In Lewis’s That Hideous Strength, Mark Studdock, the hero, has spent the bulk of the novel trying to ingratiate himself with an “inner ring” of movers and shakers at the university where he works. Having failed, he finds himself in a prison cell. And for the first time, he allows himself to see what he is. He is one who has sacrificed schole to its counterfeit.
He looked back on his life not with shame, but with a kind of disgust at its dreariness. . . . He saw himself in his teens laboriously reading rubbishy grown-up novels and drinking beer when he really enjoyed John Buchan and stone ginger. The hours that he had spent learning the very slang of each new circle that attracted him, the perpetual assumption of interest in things he found dull and of knowledge he did not possess, the almost heroic sacrifice of nearly every person and thing he actually enjoyed, the miserable attempt to pretend that one could enjoy Grip, or the Progressive Element, or the N.I.C.E.—all this came over him with a kind of heart-break. When had he ever done what he wanted?

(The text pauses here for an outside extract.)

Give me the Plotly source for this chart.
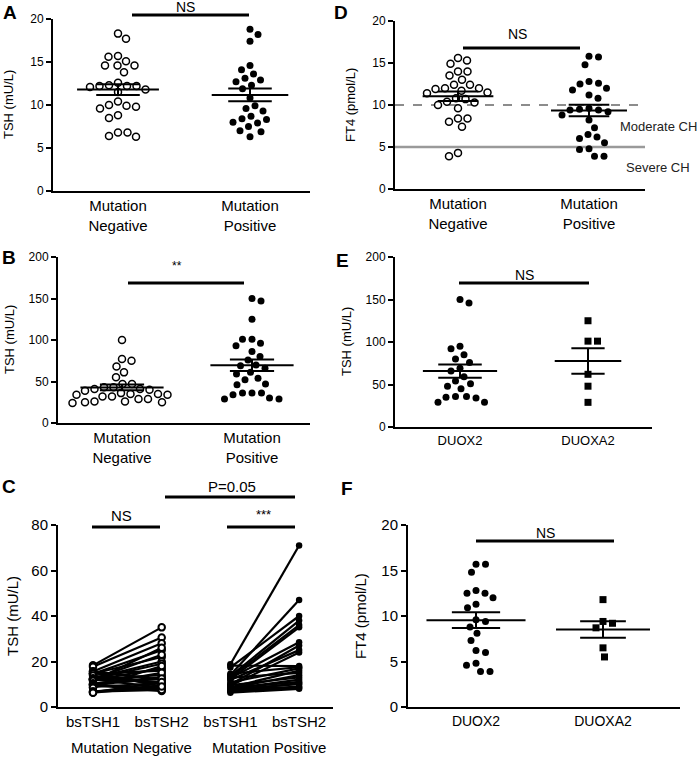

Studdock had lost the ability to lose himself in delight. His own self-regard had turned even what should have been leisure into work, even what should have been friendship into mutual exploitation, even what should have been pleasure into a dismal slog.
Lewis is not wooly-minded. He advocates the development of taste, as well as of adult strength, virtue, responsibility. “The sooner we cease to be as fickle, as boastful, as jealous, as cruel, as ignorant, and as easily frightened as most children are, the better,” he writes.
But who in his senses would not keep, if he could, the tireless curiosity, that intensity of the imagination, that facility of suspending disbelief, that unspoiled appetite, that readiness to wonder, to pity, and to admire? The process of growing up is to be valued for what we gain, not for what we lose.
Growing up does not mean we sacrifice our love for faerie tales and stone ginger to the demands of the fashionable. It means adding maturity and right judgment to the wonder and joy that is already there. Notice the parallels between this assertion and the narrator’s comment in Gaiman’s novel on the apparent “secrecy” of adulthood. The narrator, as a child, cannot understand why adults refuse to enjoy the things he finds inherently delightful.
In the end we are still left with the paradox, being commended by Scripture to adopt a childlike faith while ever striving to “put away childish things” and pursue full maturity in Christ. As with so many things, this paradox is not an either/or dilemma, but a both/and mystery, which we can hold in tension and by which we can be continually encouraged and challenged. Being open and attentive to what the text before us has to say, as Lewis commends, can be a great aid in our spiritual pilgrimage. If the work—the treatise, the novel, the poem, the faerie tale—is worthy of our time and attention, we might even be transformed by the reading. But that transformation will begin in delight: the delight of true leisure.